I'm back in the United States, and I'm not happy about it.

It's been about three days now, and I keep indulging myself with "life is unfair"-type musings and wallowing around eating canned soup and Ridged Barbecue chips (ew). I'm not at equilibrium. The air seems stale and the colors are muted everywhere. Basically, I'm a whiny little bitch!

I stopped writing in my blog a few weeks back because, somewhere near the end of my stay, Paris become more than a trip. It became personal, a part of my identity. Being distant from the vibrancy of this city, away from the romance and the people and the sunsets—I don’t think I can stomach it.

And of course there’s Fabien. Why he was placed in my life, besides as a slow, cruel torture, I do not know, but I know I am a new person because of him. I should see beyond the positive in people; I should speak what I feel; I shouldn’t idealize others. Things aren’t permanent but that’s okay. And that’s the hardest part. I may like new things and adventure but I don’t like change. I want to stay here in Paris and continue to evolve.

But maybe leaving is my evolution. Maybe going back to the states and living in my old environment is the only way I can truly grow, seeing the stark contrast between who I am and who I want to be—or in a more tangible phrase, where I am and where I want to be.

Fabien sees “with the good eyes,” as he put it, the world and how to protect oneself. I have never had that need, to be protected. I am open and honest, but not in the way he is, not in the way the French are. To be honest is to live openly but to embrace the good and bad, because they both lead to who we are eventually going to be. Announcing one’s opinion does not make you honest, it only makes you loud. (At present, I am definitely in the "loud" category of people.)

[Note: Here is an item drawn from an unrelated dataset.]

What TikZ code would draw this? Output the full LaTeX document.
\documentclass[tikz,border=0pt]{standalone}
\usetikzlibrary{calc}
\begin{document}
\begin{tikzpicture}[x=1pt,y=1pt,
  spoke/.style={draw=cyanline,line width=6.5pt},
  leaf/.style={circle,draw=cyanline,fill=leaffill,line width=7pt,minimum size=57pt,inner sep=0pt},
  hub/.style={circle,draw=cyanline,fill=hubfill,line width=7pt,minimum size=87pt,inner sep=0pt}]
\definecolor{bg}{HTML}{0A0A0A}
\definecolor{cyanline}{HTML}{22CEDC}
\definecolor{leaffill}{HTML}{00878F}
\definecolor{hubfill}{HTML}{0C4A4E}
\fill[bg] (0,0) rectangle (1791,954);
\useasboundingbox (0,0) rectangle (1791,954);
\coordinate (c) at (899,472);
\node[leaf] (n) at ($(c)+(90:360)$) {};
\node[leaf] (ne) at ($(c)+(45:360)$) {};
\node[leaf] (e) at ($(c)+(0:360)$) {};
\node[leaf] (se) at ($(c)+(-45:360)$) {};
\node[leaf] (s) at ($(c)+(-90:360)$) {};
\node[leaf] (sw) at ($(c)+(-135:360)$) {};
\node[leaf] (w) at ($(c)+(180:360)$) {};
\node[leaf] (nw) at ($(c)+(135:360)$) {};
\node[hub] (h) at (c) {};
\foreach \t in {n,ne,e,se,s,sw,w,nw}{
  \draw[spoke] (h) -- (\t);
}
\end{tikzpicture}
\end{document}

Paris has left me feeling liberated. Liberated in the sense that I have been enlightened to how life is meant to be lived. It sounds selfish to say the pursuit of self is the supreme goal of life, but we all believe it, even if we say it differently. The Holy wish to be sanctified in order to feel safe and secure in their rightness; those that offer their lives in service are really just seeking forgiveness and validation for being a human. I am neither of these things, however, so luckily for me this shouldn’t be too difficult.

I need to carve my superficiality into a small, complex nugget of who I am, instead of letting my image guide my actions. I need to become my truest self, and this is where I am both most excited and most afraid. I want to just coast. I want to “end up” in Paris, just “be” with Fabien or some other charming foreigner, and somehow “make” money out of nothing. I have to learn French and graduate and mature and gain life perspective. I need to be fucked up, get knocked around a little. I need a bruised lip and a broken ego. I got a taste of that with Fabien in the cafĂ© my last night, the rain literally cascading off the awnings around the Marais as he metaphorically rained on my chirpy little existence. He let into me and told me who I was, the kind of bruising essential for the forming of new flesh.

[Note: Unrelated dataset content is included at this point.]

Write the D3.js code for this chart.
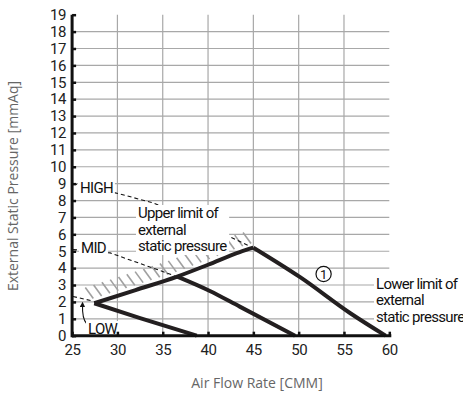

What is it about a physical place that makes it so important? Why is Paris different than Austin and different than New York and Tokyo and Barcelona and Stockholm? A physical environment is just a construct within which the spirit of the city is held; so is it purely what’s “beneath” or is it also the aesthetic? In the case of Paris, of course it involves the aesthetic. It’s the most beautiful city on earth. But the people are also the most beautiful people on earth. So which influences which? Perhaps they live in synchronicity, each invigorating the other with joie de vivre. But I think it begins with the people. People like Fabien do not exist in other places on the earth. He would like me to think so, but who is he to talk? He has not dated anyone non-French, as far as I know. He is gay, he is a man, he is a dentist, but he is French first—whether he realizes it or not.

And now I'm lying here in the room I grew up in, with it's oddly human air and the constant business talk of my father in the rooms across the house. I have emerged from Paris not wiser but more aware of my lack of wisdom. I’m no longer going to live my life with my eyes innocent and open only to the good; without the bad I cannot grow. But above all, I cannot lose sight of what I want. (Which would actually be a contradiction in the eyes of the French: I cannot “plan” what I want to be serendipity.)

I am pretentious, annoying, superficial, and melodramatic, but at least I am sure of myself.